■ Exercise description
Would you repeat the listing exactly but omit every picture?

################

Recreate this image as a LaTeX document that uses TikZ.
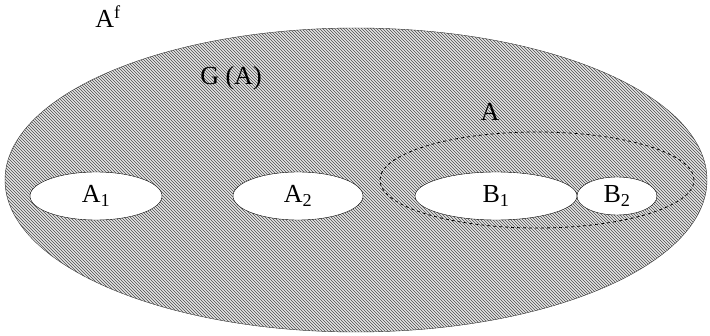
\documentclass[tikz,border=0pt]{standalone}
\usepackage{fontspec}
\setmainfont{Liberation Serif}
\usetikzlibrary{shapes.geometric,patterns}

\begin{document}
\begin{tikzpicture}[x=1pt, y=-1pt,
  label font/.style={font=\fontsize{26}{30}\selectfont},
  region/.style={draw, ellipse, inner sep=0pt, label font},
  hole/.style={region, fill=white}]

\useasboundingbox (0,0) rectangle (710,336);

% Define the regions with coordinates
\node[region, minimum width=702, minimum height=304, draw=black!80,
      preaction={fill=gray!20}, pattern=north west lines,
      pattern color=gray!60!black] (GA) at (356,180) {};
\node[region, dashed, thick, minimum width=314, minimum height=96] (A) at (537,180) {};
\node[hole, minimum width=132, minimum height=48] (A1) at (96,196) {A\textsubscript{1}};
\node[hole, minimum width=130, minimum height=48] (A2) at (298,196) {A\textsubscript{2}};
\node[hole, minimum width=162, minimum height=48] (B1) at (496,196) {B\textsubscript{1}};
\node[hole, minimum width=80, minimum height=38] (B2) at (617,196) {B\textsubscript{2}};

% Names of the sets
\node[label font] (Af) at (108,17) {A\textsuperscript{f}};
\node[label font] (GAname) at (231,78) {G (A)};
\node[label font] (Aname) at (490,112) {A};

\end{tikzpicture}
\end{document}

################

■ Task solution
Recreate this image as a LaTeX document that uses TikZ.
\documentclass[tikz,border=0pt]{standalone}
\usepackage{fontspec}
\setmainfont{Liberation Serif}
\usetikzlibrary{shapes.geometric,patterns}

\begin{document}
\begin{tikzpicture}[x=1pt, y=-1pt,
  label font/.style={font=\fontsize{26}{30}\selectfont},
  region/.style={draw, ellipse, inner sep=0pt, label font},
  hole/.style={region, fill=white}]

\useasboundingbox (0,0) rectangle (710,336);

% Define the regions with coordinates
\node[region, minimum width=702, minimum height=304, draw=black!80,
      preaction={fill=gray!20}, pattern=north west lines,
      pattern color=gray!60!black] (GA) at (356,180) {};
\node[region, dashed, thick, minimum width=314, minimum height=96] (A) at (537,180) {};
\node[hole, minimum width=132, minimum height=48] (A1) at (96,196) {A\textsubscript{1}};
\node[hole, minimum width=130, minimum height=48] (A2) at (298,196) {A\textsubscript{2}};
\node[hole, minimum width=162, minimum height=48] (B1) at (496,196) {B\textsubscript{1}};
\node[hole, minimum width=80, minimum height=38] (B2) at (617,196) {B\textsubscript{2}};

% Names of the sets
\node[label font] (Af) at (108,17) {A\textsuperscript{f}};
\node[label font] (GAname) at (231,78) {G (A)};
\node[label font] (Aname) at (490,112) {A};

\end{tikzpicture}
\end{document}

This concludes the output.